Thursday, January 14, 2021

Thursday's New York Times crossword puzzle solved: January 14, 2012















My time: 9:21, five minutes faster than average.

Theme: SPIN THE BOTTLE.  This is somewhat tricky.

Five circled squares contain the letters b-o-t-t-l-e, in a ring, as highlighted above.  But it runs both ways.  That is, the answers work one way if the B is at the bottom of the ring going clockwise, and the other set of answers intersecting the circled squares work if the B is at the top of the ring going clockwise.

For example: The Across clue, "ancient unit of length," is CUBIT.  That's all fine and good.  But a B doesn't work in that circled square when it comes to "petrol unit," the intersecting Down clue.  So on my grid it reads as LIBRE, but should be read as litre. (I probably should have entered both as a rebus, but I didn't.)

Similarly, the clue "moves like molasses."  That's seeps, but in my grid it appears as STEPS.  The intersecting clue is "spud," for TATER.  (It could easily be the other way around, seeps and eater.)  Another example: GATOR crosses with lubes, that on my grid reads as LUTES.  The substitutions all make legitimate words, even if they don't fit the clues.

And now that your head is spinning, the fill.

North American baitfish is CHUB, a type of minnow.

ABUSE "of power (common impeachment charge)" is a rather apt clue for this historic day.  Also in the fill: POTUS and AOC.

"Home of Baikal, the world's deepest lake" turns out to be ASIA, which isn't exactly informative.  Oh, it's located somewhere in one-third of Earth's land mass, is it?  Great, that narrows it down.  It's in southeast Siberia.

OLIVIA, niece of Sir Toby Belch, is the lover of Cesario in "Twelfth Night."  Cesario, of course, turns out to be Viola in disguise.
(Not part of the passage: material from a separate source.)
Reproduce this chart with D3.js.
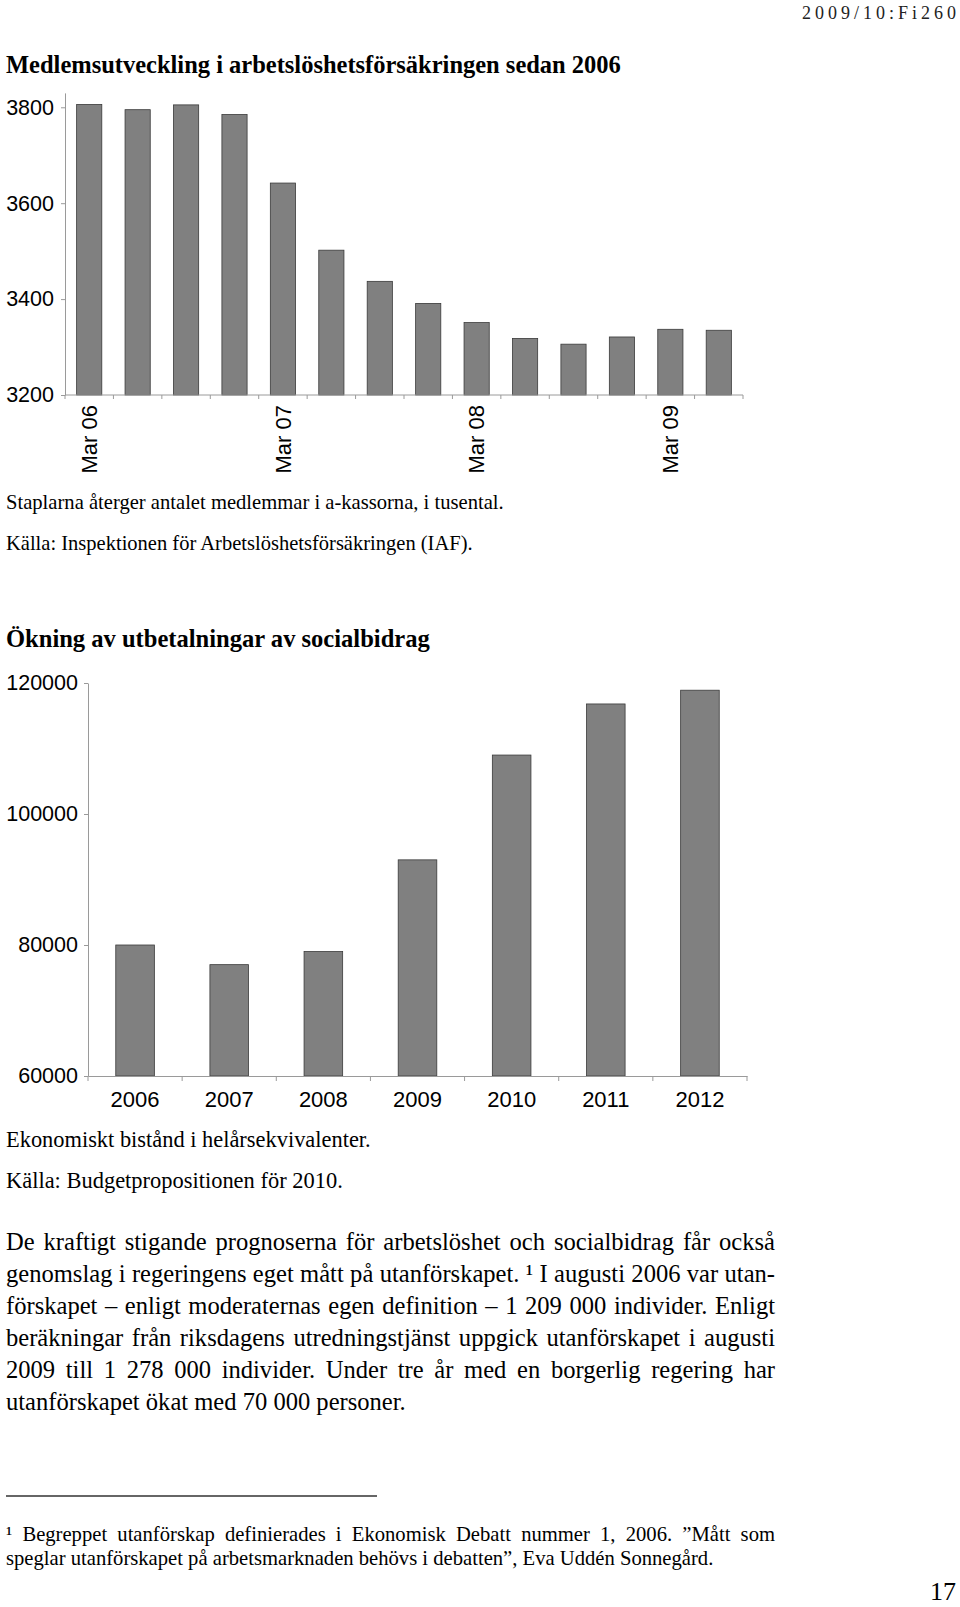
<!DOCTYPE html>
<html><head><meta charset="utf-8">
<script src="https://cdn.jsdelivr.net/npm/d3@7"></script>
<style>body{margin:0;background:#fff} svg{display:block}</style>
</head><body>
<svg id="page" width="960" height="1607"></svg>
<script>
// ---------- DATA ----------
const quarters1 = ["Mar 06","Jun 06","Sep 06","Dec 06","Mar 07","Jun 07","Sep 07","Dec 07","Mar 08","Jun 08","Sep 08","Dec 08","Mar 09","Jun 09"];
const members1 = [3806,3795,3805,3785,3642,3502,3437,3391,3351,3318,3306,3321,3337,3335];
const yTicks1 = [3200,3400,3600,3800];
const shownLabels1 = ["Mar 06","Mar 07","Mar 08","Mar 09"];

const years2 = ["2006","2007","2008","2009","2010","2011","2012"];
const welfare2 = [80000,77000,79000,93000,109000,116800,118900];
const yTicks2 = [60000,80000,100000,120000];

const title1 = "Medlemsutveckling i arbetslöshetsförsäkringen sedan 2006";
const caption1 = ["Staplarna återger antalet medlemmar i a-kassorna, i tusental.",
                  "Källa: Inspektionen för Arbetslöshetsförsäkringen (IAF)."];
const title2 = "Ökning av utbetalningar av socialbidrag";
const caption2 = ["Ekonomiskt bistånd i helårsekvivalenter.",
                  "Källa: Budgetpropositionen för 2010."];
const paragraph = [
 "De kraftigt stigande prognoserna för arbetslöshet och socialbidrag får också",
 "genomslag i regeringens eget mått på utanförskapet. ¹ I augusti 2006 var utan-",
 "förskapet – enligt moderaternas egen definition – 1 209 000 individer. Enligt",
 "beräkningar från riksdagens utredningstjänst uppgick utanförskapet i augusti",
 "2009 till 1 278 000 individer. Under tre år med en borgerlig regering har",
 "utanförskapet ökat med 70 000 personer."
];
const footnote = [
 "¹ Begreppet utanförskap definierades i Ekonomisk Debatt nummer 1, 2006. ”Mått som",
 "speglar utanförskapet på arbetsmarknaden behövs i debatten”, Eva Uddén Sonnegård."
];
const header = "2009/10:Fi260";
const pageNo = "17";

// ---------- HELPERS ----------
const svg = d3.select("#page");
const SERIF = "'Liberation Serif','Times New Roman',serif";
const SANS = "'Liberation Sans',Arial,sans-serif";

function fitText(str, x, y, width, weight, family, baseFs) {
  const t = svg.append("text").attr("x", x).attr("y", y)
    .attr("font-family", family).attr("font-weight", weight || "normal")
    .attr("font-size", baseFs).attr("fill", "#000").text(str);
  const w = t.node().getComputedTextLength();
  t.attr("font-size", baseFs * width / w);
  return t;
}
function measure(str, fs, family) {
  const t = svg.append("text").attr("font-family", family).attr("font-size", fs).text(str);
  const w = t.node().getComputedTextLength(); t.remove(); return w;
}
function justifyLine(str, x0, x1, y, fs, family) {
  const words = str.split(" ");
  const g = svg.append("g");
  const nodes = words.map(w => g.append("text").attr("y", y)
      .attr("font-family", family).attr("font-size", fs).attr("fill", "#000").text(w));
  const widths = nodes.map(n => n.node().getComputedTextLength());
  const gap = (x1 - x0 - d3.sum(widths)) / (words.length - 1);
  let x = x0;
  nodes.forEach((n, i) => { n.attr("x", x); x += widths[i] + gap; });
}

// ---------- HEADER ----------
svg.append("text").attr("x", 802).attr("y", 19).attr("font-family", SERIF)
  .attr("font-size", 18).attr("fill", "#222").attr("textLength", 154)
  .attr("lengthAdjust", "spacing").text(header);

// ---------- CHART 1 ----------
fitText(title1, 6, 73, 615, "bold", SERIF, 22);

const x1 = d3.scaleBand().domain(quarters1).range([65, 743]).paddingInner(0.48).paddingOuter(0.24);
const y1 = d3.scaleLinear().domain([3200, 3830]).range([395, 92.9]);
const AX = "#9a9a9a";

svg.append("g").selectAll("rect").data(members1).join("rect")
  .attr("x", (d, i) => x1(quarters1[i])).attr("width", x1.bandwidth())
  .attr("y", d => y1(d)).attr("height", d => y1(3200) - y1(d))
  .attr("fill", "#808080").attr("stroke", "#3a3a3a").attr("stroke-width", 0.8);

const ya1 = svg.append("g").attr("transform", "translate(65,0)")
  .call(d3.axisLeft(y1).tickValues(yTicks1).tickSize(4).tickSizeOuter(0).tickPadding(7).tickFormat(d3.format("d")));
ya1.select(".domain").attr("stroke", AX);
ya1.selectAll(".tick line").attr("stroke", AX);
ya1.selectAll("text").attr("font-family", SANS).attr("font-size", 21.5).attr("fill", "#000");

// x axis line + boundary ticks
const xa1 = svg.append("g");
xa1.append("line").attr("x1", x1.range()[0]).attr("x2", x1.range()[1])
  .attr("y1", y1(3200)).attr("y2", y1(3200)).attr("stroke", AX);
xa1.selectAll("line.b").data(d3.range(quarters1.length + 1)).join("line").attr("class", "b")
  .attr("x1", i => x1.range()[0] + i * x1.step()).attr("x2", i => x1.range()[0] + i * x1.step())
  .attr("y1", y1(3200)).attr("y2", y1(3200) + 4).attr("stroke", AX);
xa1.selectAll("text").data(shownLabels1).join("text")
  .attr("transform", d => `translate(${x1(d) + x1.bandwidth() / 2},${y1(3200) + 10}) rotate(-90)`)
  .attr("text-anchor", "end").attr("dy", "0.35em")
  .attr("font-family", SANS).attr("font-size", 22).attr("fill", "#000").text(d => d);

fitText(caption1[0], 6, 509, 498, "normal", SERIF, 19);
fitText(caption1[1], 6, 550, 467, "normal", SERIF, 19);

// ---------- CHART 2 ----------
fitText(title2, 6, 647, 424, "bold", SERIF, 22);

const x2 = d3.scaleBand().domain(years2).range([88, 747]).paddingInner(0.59).paddingOuter(0.295);
const y2 = d3.scaleLinear().domain([60000, 120000]).range([1076, 683]);

svg.append("g").selectAll("rect").data(welfare2).join("rect")
  .attr("x", (d, i) => x2(years2[i])).attr("width", x2.bandwidth())
  .attr("y", d => y2(d)).attr("height", d => y2(60000) - y2(d))
  .attr("fill", "#808080").attr("stroke", "#3a3a3a").attr("stroke-width", 0.8);

const ya2 = svg.append("g").attr("transform", "translate(88,0)")
  .call(d3.axisLeft(y2).tickValues(yTicks2).tickSize(4).tickSizeOuter(0).tickPadding(6).tickFormat(d3.format("d")));
ya2.select(".domain").attr("stroke", AX);
ya2.selectAll(".tick line").attr("stroke", AX);
ya2.selectAll("text").attr("font-family", SANS).attr("font-size", 21.5).attr("fill", "#000");

const xa2 = svg.append("g").attr("transform", `translate(0,${y2(60000)})`)
  .call(d3.axisBottom(x2).tickSize(0).tickSizeOuter(0).tickPadding(15));
xa2.select(".domain").attr("stroke", AX);
xa2.selectAll("text").attr("font-family", SANS).attr("font-size", 22).attr("fill", "#000");
xa2.selectAll("line.b").data(d3.range(years2.length + 1)).join("line").attr("class", "b")
  .attr("x1", i => x2.range()[0] + i * x2.step()).attr("x2", i => x2.range()[0] + i * x2.step())
  .attr("y1", 0).attr("y2", 5).attr("stroke", AX);

fitText(caption2[0], 6, 1147, 365, "normal", SERIF, 19);
fitText(caption2[1], 6, 1188, 337, "normal", SERIF, 19);

// ---------- PARAGRAPH ----------
const pw = measure(paragraph[5], 20, SERIF);
const pfs = 20 * (406 - 6) / pw;
paragraph.forEach((line, i) => {
  const y = 1250 + i * 32;
  if (i < paragraph.length - 1) justifyLine(line, 6, 775, y, pfs, SERIF);
  else svg.append("text").attr("x", 6).attr("y", y).attr("font-family", SERIF)
        .attr("font-size", pfs).attr("fill", "#000").text(line);
});

// ---------- FOOTNOTE ----------
svg.append("line").attr("x1", 6).attr("x2", 377).attr("y1", 1496).attr("y2", 1496)
  .attr("stroke", "#333").attr("stroke-width", 1.5);
const fw = measure(footnote[1], 18, SERIF);
const ffs = 18 * (714 - 6) / fw;
justifyLine(footnote[0], 6, 775, 1541, ffs, SERIF);
svg.append("text").attr("x", 6).attr("y", 1565).attr("font-family", SERIF)
  .attr("font-size", ffs).attr("fill", "#000").text(footnote[1]);

// ---------- PAGE NUMBER ----------
svg.append("text").attr("x", 956).attr("y", 1600).attr("text-anchor", "end")
  .attr("font-family", SERIF).attr("font-size", 26).attr("fill", "#000").text(pageNo);
</script>
</body></html>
Her other two suitors, entirely unwanted, are Orsino and Sir Andrew Aguecheek.

"90 Day Fiancé," which sounds simply dreadful, is on the TLC network.  Now I know what to avoid! 

Stephen Curry was born in AKRON, Ohio, home to Minor League Baseball's RubberDucks.  So was LeBron James!  In the same hospital!

"Docs treating vertigo" are ENTS?  Yes, it's usually a symptom of the inner ear, and not of crippling anxiety and obsession with mysterious beauties.

I have never heard the word ABOUTNESS, defined as "relevance of text, in librarian's lingo."  I'm not sure we need this word!

Clever clues: "Core features" is ABS.  "What a letter needs" is a LEASE; that's very tricky.  Here a letter is someone who lets or rents a house.  "Uses a light scalpel on?" is LASES.

Well, this one was a BLAST.  Sort of.  I enjoyed the clever theme, but figuring out which letters went in the circled squares was tough for me.  It was only until after I'd solved the whole thing that I saw, finally, that the Bs were at the top and bottom of the ring and turned in sequence.  I was all set to draw a web of lines to show the "switched" letters!